“There is no more sombre enemy of good art than the pram in the hall”. This was written by Cyril Connolly, in Enemies of Promise, 1938. Connolly was a writer trying to understand the reasons for his own failure to produce a major work of literature despite being recognised at the time as a leading man of letters and a great critic.
What affects your ability to make work and to make ‘great’ work – that you value and that is recognised by yourself (and others?) as having something to contribute? Does this even matter to you?
Does being a mother relegate your work?
I went to an excellent free event at Fabrica Art Gallery a couple of weeks ago. It was a creative drawing extravaganza organised by a local artist Jane Fordham called Smudging and Scratching and Dancing in Coils, combining a contemporary dancer and four cine projectors loaded with found film from the 20s to the 60s.
I had been up in London the night before hanging out with my brother Fin and my dad. The reason for going up was a meeting at the Whitechapel Art Gallery called Enemies of Good Art. It turned out to be a very interesting gathering of over 40 mothers, most with babies or small children. We came together to explore our shared experiences of being artists as well as parents and how to manage the demands of both and enable ourselves to continue making creative work. We talked about the negative feelings towards the presence of children in the art world; in terms of their physical presence at art related events or in gallery spaces and as subject matter in the work of female artists.
I am particularly interested in these negative ideas towards children and mother artists as earlier on in my motherhood I realised somewhere along the line I had somehow managed to imbibe them quite successfully. Filled perhaps with my own internalised negative constructions of motherhood as being somehow less than, low status, undervalued by society etc. etc. (we know all this)… I was not about to embrace it as central to my art practice, either in process or as subject matter. So, I struggled to maintain a very rational and pragmatic approach to exploring my visual language and to focus on anything other than my pregnancy or soon after my brand new little Winifred sleeping by my side or staring up at me as I painted strong images of line and physical domestic space. I didn’t want to fall into a stereotype, I didn’t want to fulfill other people’s negative ideas – but in my efforts to avoid all this – I was missing the point. And that is… about embracing the challenge, and being brave enough to be all of who I am and say what I want to say and decide how I want to say it – with the art that I make. And…to stop self censoring and second guessing how it might be received.

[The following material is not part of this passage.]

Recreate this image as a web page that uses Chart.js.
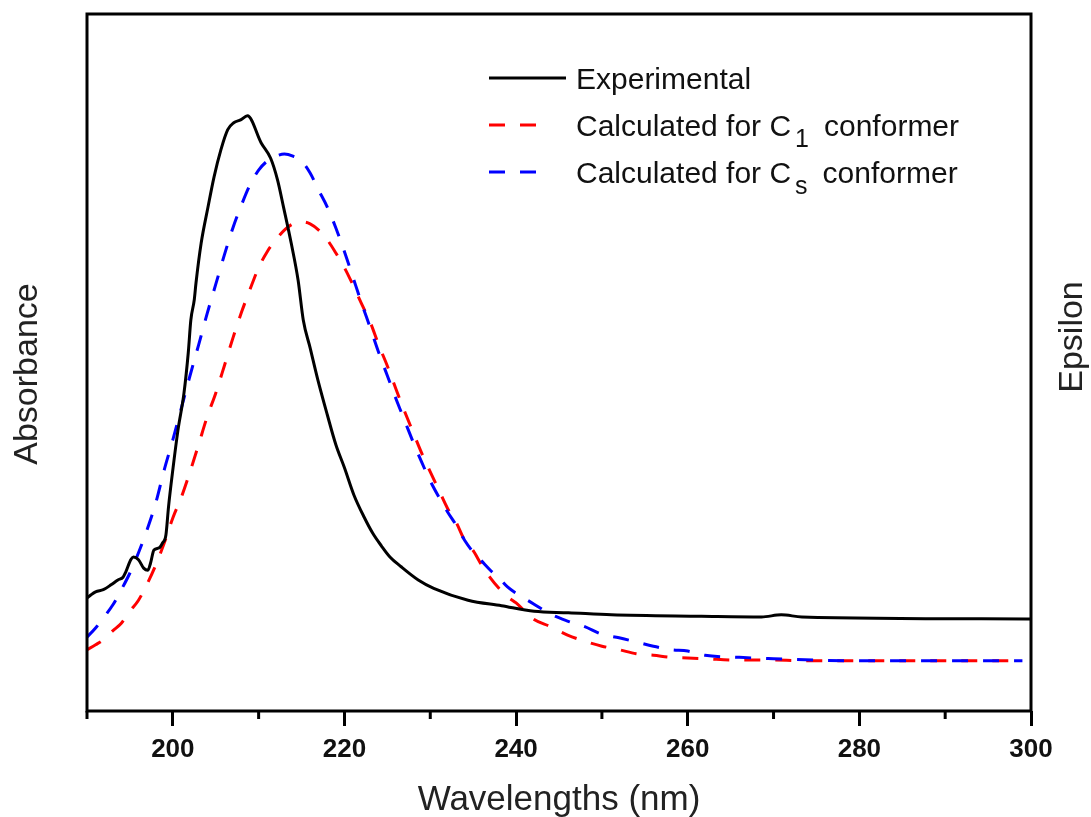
<!DOCTYPE html>
<html>
<head>
<meta charset="utf-8">
<script src="https://cdn.jsdelivr.net/npm/chart.js@4.4.1/dist/chart.umd.min.js"></script>
<style>
  body { margin: 0; background: #fff; }
  #wrap { width: 1091px; height: 817px; position: relative; }
</style>
</head>
<body>
<div id="wrap"><canvas id="uvChart"></canvas></div>
<script>
// Experimental spectrum (normalised absorbance)
const expWl = [190.0, 190.4, 191.0, 191.9, 192.8, 193.6, 194.2, 194.5, 195.1, 195.4, 196.0, 196.6, 197.1, 197.4, 197.8, 198.4, 198.8, 199.2, 199.5,
    200.0, 200.6, 201.3, 201.8, 202.1, 202.5, 202.7, 203.3, 204.1, 204.8, 205.6, 206.4, 207.1, 207.9, 208.7,
    210.3, 211.4, 212.2, 212.9, 213.8, 214.6, 215.2, 216.0, 216.9, 218.0, 219.0, 220.0, 221.1, 222.3, 223.3, 224.3, 225.3, 226.6, 228.6,
    230.4, 234.4, 238.3, 242.1, 246.1, 251.1, 261.6, 268.6, 270.9, 273.3, 300.0];
const expAbs = [0.162, 0.166, 0.171, 0.174, 0.181, 0.188, 0.192, 0.199, 0.217, 0.221, 0.217, 0.205, 0.202, 0.212, 0.231, 0.234, 0.241, 0.253, 0.293,
    0.346, 0.403, 0.456, 0.514, 0.561, 0.590, 0.614, 0.671, 0.723, 0.766, 0.805, 0.834, 0.844, 0.848, 0.854,
    0.815, 0.793, 0.762, 0.723, 0.671, 0.618, 0.561, 0.521, 0.475, 0.425, 0.382, 0.349, 0.310, 0.278, 0.255, 0.237, 0.221, 0.207, 0.188,
    0.176, 0.159, 0.151, 0.143, 0.141, 0.138, 0.136, 0.135, 0.138, 0.135, 0.132];

// Calculated spectra share one wavelength grid
const calcWl = [190, 191, 192, 193, 194, 195, 196, 197, 198, 199, 200, 201, 202, 203, 204, 205, 206, 207, 208, 209,
    210, 211, 212, 213, 214, 215, 216, 217, 218, 219, 220, 221, 222, 223, 224, 225, 226, 227, 228, 229,
    230, 231, 232, 233, 234, 235, 236, 237, 238, 239, 240, 242, 244, 246, 248, 250, 252, 254, 256, 258,
    260, 262, 266, 270, 275, 280, 290, 299];
const c1Abs = [0.088, 0.095, 0.103, 0.115, 0.126, 0.143, 0.159, 0.182, 0.209, 0.241, 0.277, 0.307, 0.343, 0.382, 0.422, 0.456, 0.495, 0.535, 0.572, 0.605,
    0.636, 0.659, 0.676, 0.690, 0.699, 0.702, 0.699, 0.690, 0.676, 0.657, 0.636, 0.611, 0.584, 0.558, 0.525, 0.495, 0.462, 0.430, 0.400, 0.370,
    0.343, 0.317, 0.291, 0.271, 0.245, 0.230, 0.209, 0.191, 0.176, 0.164, 0.155, 0.132, 0.121, 0.109, 0.100, 0.093, 0.088, 0.082, 0.080, 0.077,
    0.076, 0.075, 0.073, 0.073, 0.072, 0.072, 0.072, 0.072];
const csAbs = [0.106, 0.119, 0.135, 0.152, 0.174, 0.198, 0.227, 0.260, 0.298, 0.346, 0.389, 0.435, 0.481, 0.525, 0.570, 0.612, 0.654, 0.693, 0.726, 0.755,
    0.776, 0.789, 0.796, 0.799, 0.796, 0.789, 0.772, 0.747, 0.723, 0.693, 0.659, 0.622, 0.585, 0.550, 0.514, 0.481, 0.448, 0.417, 0.386, 0.357,
    0.330, 0.307, 0.286, 0.267, 0.245, 0.228, 0.215, 0.202, 0.191, 0.178, 0.169, 0.154, 0.139, 0.129, 0.121, 0.110, 0.105, 0.099, 0.093, 0.088,
    0.086, 0.080, 0.077, 0.075, 0.073, 0.072, 0.072, 0.072];

const majorTicks = [200, 220, 240, 260, 280, 300];
const minorTicks = [190, 210, 230, 250, 270, 290];

const FONT = "'Liberation Sans', Arial, sans-serif";
const toPoints = (xs, ys) => xs.map((x, i) => ({ x: x, y: ys[i] }));

// frame, minor ticks, axis titles and the legend (with subscripts)
const decorPlugin = {
    id: "decor",
    afterDraw(chart) {
        const { ctx, chartArea: a } = chart;
        const x = chart.scales.x;
        ctx.save();
        ctx.strokeStyle = "#000";
        ctx.lineWidth = 3;
        ctx.strokeRect(a.left, a.top, a.right - a.left, a.bottom - a.top);

        ctx.beginPath();
        minorTicks.forEach(v => {
            const px = x.getPixelForValue(v);
            ctx.moveTo(px, a.bottom);
            ctx.lineTo(px, a.bottom + 8);
        });
        ctx.stroke();

        // axis titles
        ctx.fillStyle = "#222";
        ctx.font = "35px " + FONT;
        ctx.textAlign = "center";
        ctx.textBaseline = "middle";
        ctx.fillText("Wavelengths (nm)", (a.left + a.right) / 2, 800);

        ctx.font = "34px " + FONT;
        ctx.save();
        ctx.translate(28, 374);
        ctx.rotate(-Math.PI / 2);
        ctx.fillText("Absorbance", 0, 0);
        ctx.restore();

        ctx.save();
        ctx.translate(1073, 337);
        ctx.rotate(-Math.PI / 2);
        ctx.fillText("Epsilon", 0, 0);
        ctx.restore();

        // legend
        ctx.textAlign = "left";
        ctx.textBaseline = "alphabetic";
        ctx.fillStyle = "#111";
        const rows = [
            { color: "#000", dash: [], y: 78, text: "Experimental" },
            { color: "#ff0000", dash: [16, 15], y: 125, text: "Calculated for C", sub: "1" },
            { color: "#0000ff", dash: [16, 15], y: 172, text: "Calculated for C", sub: "s" }
        ];
        rows.forEach(r => {
            ctx.strokeStyle = r.color;
            ctx.lineWidth = 3;
            ctx.setLineDash(r.dash);
            ctx.beginPath();
            ctx.moveTo(489, r.y);
            ctx.lineTo(r.dash.length ? 536 : 566, r.y);
            ctx.stroke();
            ctx.setLineDash([]);

            ctx.font = "30px " + FONT;
            const base = r.y + 11;
            ctx.fillText(r.text, 576, base);
            if (r.sub) {
                let tx = 576 + ctx.measureText(r.text).width + 4;
                ctx.font = "25px " + FONT;
                ctx.fillText(r.sub, tx, base + 11);
                tx += ctx.measureText(r.sub).width;
                ctx.font = "30px " + FONT;
                ctx.fillText("conformer", tx + 15, base);
            }
        });
        ctx.restore();
    }
};

new Chart(document.getElementById("uvChart"), {
    type: "line",
    data: {
        datasets: [
            {
                label: "Experimental",
                data: toPoints(expWl, expAbs),
                borderColor: "#000",
                borderWidth: 3,
                order: 0
            },
            {
                label: "Calculated for C1 conformer",
                data: toPoints(calcWl, c1Abs),
                borderColor: "#ff0000",
                borderWidth: 3,
                borderDash: [16, 15],
                order: 2
            },
            {
                label: "Calculated for Cs conformer",
                data: toPoints(calcWl, csAbs),
                borderColor: "#0000ff",
                borderWidth: 3,
                borderDash: [16, 15],
                order: 1
            }
        ]
    },
    options: {
        responsive: true,
        maintainAspectRatio: false,
        animation: false,
        layout: { padding: { top: 14, left: 0, right: 0, bottom: 0 } },
        elements: {
            point: { radius: 0 },
            line: { cubicInterpolationMode: "monotone", fill: false }
        },
        scales: {
            x: {
                type: "linear",
                min: 190,
                max: 300,
                afterBuildTicks: s => { s.ticks = majorTicks.map(v => ({ value: v })); },
                afterFit: s => { s.height = 106; },
                border: { display: false },
                grid: {
                    drawOnChartArea: false,
                    drawTicks: true,
                    tickLength: 15,
                    tickWidth: 3,
                    tickColor: "#000"
                },
                ticks: {
                    color: "#111",
                    padding: 8,
                    maxRotation: 0,
                    font: { family: FONT, size: 26, weight: "bold" }
                }
            },
            y: {
                min: 0,
                max: 1,
                afterFit: s => { s.width = 87; },
                border: { display: false },
                grid: { display: false },
                ticks: { display: false }
            },
            y2: {
                position: "right",
                min: 0,
                max: 1,
                afterFit: s => { s.width = 60; },
                border: { display: false },
                grid: { display: false },
                ticks: { display: false }
            }
        },
        plugins: {
            legend: { display: false },
            tooltip: { enabled: false }
        }
    },
    plugins: [decorPlugin]
});
</script>
</body>
</html>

I find that sooo difficult. It is hard to be free…sometimes I associate freedom with naivete, and I don’t think any of us can afford to be naïve. I studied Social Anthropology and it gave me a real education in culture and men and women. I remember so much poignant stuff about male and female relations in cultures across the world. One anthropologist, Sherry Ortner pointed out that, cross-culturally, woman is “identified with, or symbolically associated with, nature, as opposed to man, who is identified with culture”. Ortner, argued that women are more closely identified with nature because of their bodies, specifically their sexual and reproductive bodies. This association explains why women’s closeness to nature seems inevitably to become a mark of second-class citizenship, for while women create “only perishables–human beings,” men create “relatively lasting, eternal, transcendent objects”. This was what she found from looking at the place of women in society.
I will say more about this another time – because I have a lot to say about it and I find it fascinating in so many ways. But for the purposes of now, my received wisdom while studying anthropology was that across the world (past and present), there are examples, so, so many – of how women are relegated in one way or another in culture and society. I spent my late teens and early 20’s therefore developing the idea that I was not going to let myself be associated with things that were being denigrated i.e. being a women (or a mother). Enough said. My ongoing challenge is to find ways of integrating all that is me – all of my selves regardless of society and other people’s judgements. And, I am just about starting to do that in my work quite effectively! I think.
Back to the mothers meeting at the Whitechapel then (woops!). I was really interested in discussions about how to get studio space and how to develop both a national and local network of artists with children. I also like the idea that if we are going to make work – we should/ could do so with children in tow in public spaces, rather than hiding ourselves away and pretending that our children and our mothering identity are not crucial and relevant to who we are and what our work is about.
The drawing class back in Brighton, followed directly from the Whitechapel gathering and needless to say it felt great rocking up to Fabrica direct from London, with empty sketchbooks in hand and a bag full of drawing equipment. I sat on the floor in the darkness (among loads of other people of all ages and backgrounds) making marks fast, freely and joyfully. Turning over the pages quickly, putting down black onto white sheets, responding to the dancing body clothed all in white and the flickering projections of a 20’s wedding, children on beaches and an elderly man and women standing uncomfortably looking into the lens, searching for the comfort in each others hands.